What to evaluate before signing a service agreement
The quality of the commercial model depends on the quality of the engineering beneath it. A business should expect more than a battery proposal and a savings estimate. It should expect interval data analysis, tariff modeling, control logic assumptions, operating scenarios, and clarity on system availability.
One area that deserves close review is measurement. Savings claims can look strong on paper, but they need a transparent baseline and a method for verifying actual performance. If the battery is being dispatched to reduce demand charges, the contract should define how that reduction is measured and what happens if site operations change.
Another point is asset responsibility. Battery safety, degradation, warranty management, monitoring, and preventive maintenance should sit clearly with the provider. This is one reason many customers prefer an experienced turnkey partner. Energy storage is not just an equipment package. It is an operating system that needs ongoing supervision.
Customers should also ask how the battery will interact with solar PV, backup loads, and site control systems. Integration affects real savings. A battery managed with cloud-based reporting and adaptive control can perform very differently from one operating on static settings.
The role of data, controls, and optimization
The difference between acceptable results and strong results usually comes from software and operational discipline. A battery should not simply charge and discharge on a fixed schedule if the site load changes daily or seasonally. It should respond to actual conditions, tariff windows, and forecasted demand.

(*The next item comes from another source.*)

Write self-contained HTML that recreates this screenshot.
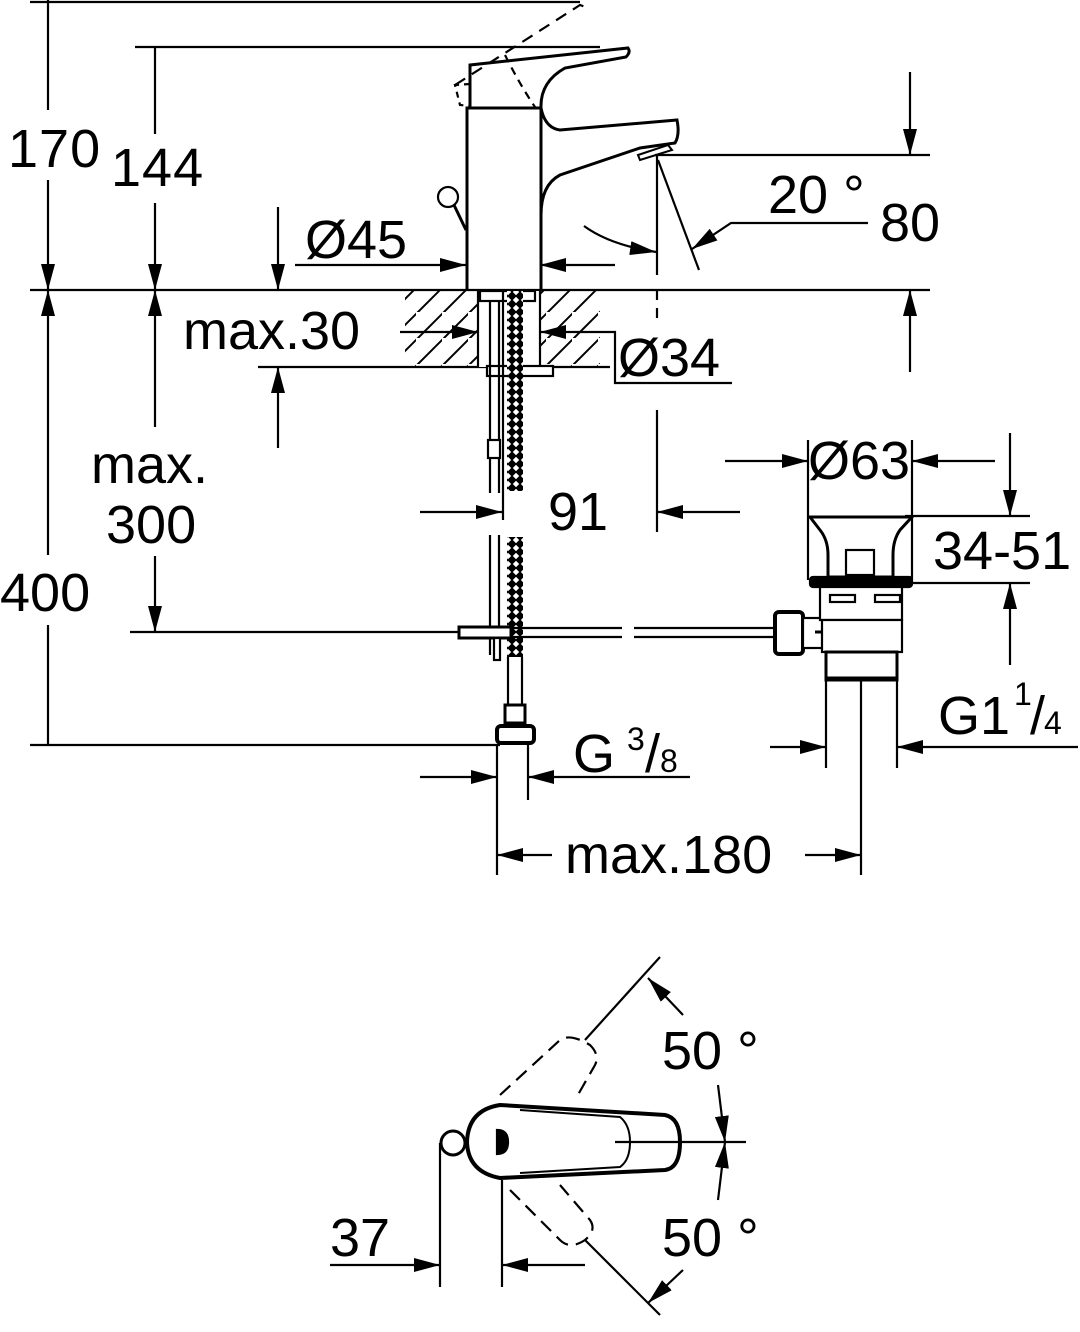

That is where monitoring, AI-led control, and battery optimization become commercially relevant rather than theoretical. A storage system that is continuously adjusted based on site behavior can preserve battery life while targeting the highest-value operating windows. It also gives management teams visibility into what the system is delivering month to month.
For organizations managing multiple facilities, this matters even more. Centralized reporting can support portfolio-level energy decisions, identify underperforming assets, and improve future rollout planning.
A zero capex model is attractive, but not automatic
A zero capex offer is compelling because it preserves cash and reduces adoption friction. Still, decision-makers should avoid treating it as a shortcut. A service model works well when the provider has the technical depth to model returns accurately, deliver the system properly, and manage performance throughout the contract term.
This is especially relevant in markets such as Malaysia, where site conditions, utility structures, and approval requirements can differ across sectors and regions. For businesses operating across Penang, Johor, Kelantan, or multi-site portfolios in East and West Malaysia, local execution capability and regulatory familiarity can affect project speed and performance.
A provider like Amsolar typically adds value when the offer goes beyond installation and includes engineering, commissioning, monitoring, financial modeling, and optimization under one delivery framework. That integrated approach reduces the gap between projected savings and actual savings.
Is bess as a service right for your business?
If your site faces recurring peak demand charges, rising energy costs, pressure to improve uptime, or limits on available capex, the answer may be yes. If your primary goal is the lowest lifetime cost and you have strong internal capital support, direct ownership might still be worth comparing.
The best path depends on your tariff, load profile, solar generation, risk appetite, and financial priorities. That is why serious evaluation should start with data, not assumptions. A battery can be a high-value asset, but only when it is sized, controlled, and commercially structured around the way your site actually uses electricity.
For many businesses, the smartest energy investment is not the one they own outright. It is the one that starts reducing cost and improving control without waiting for the next capex cycle.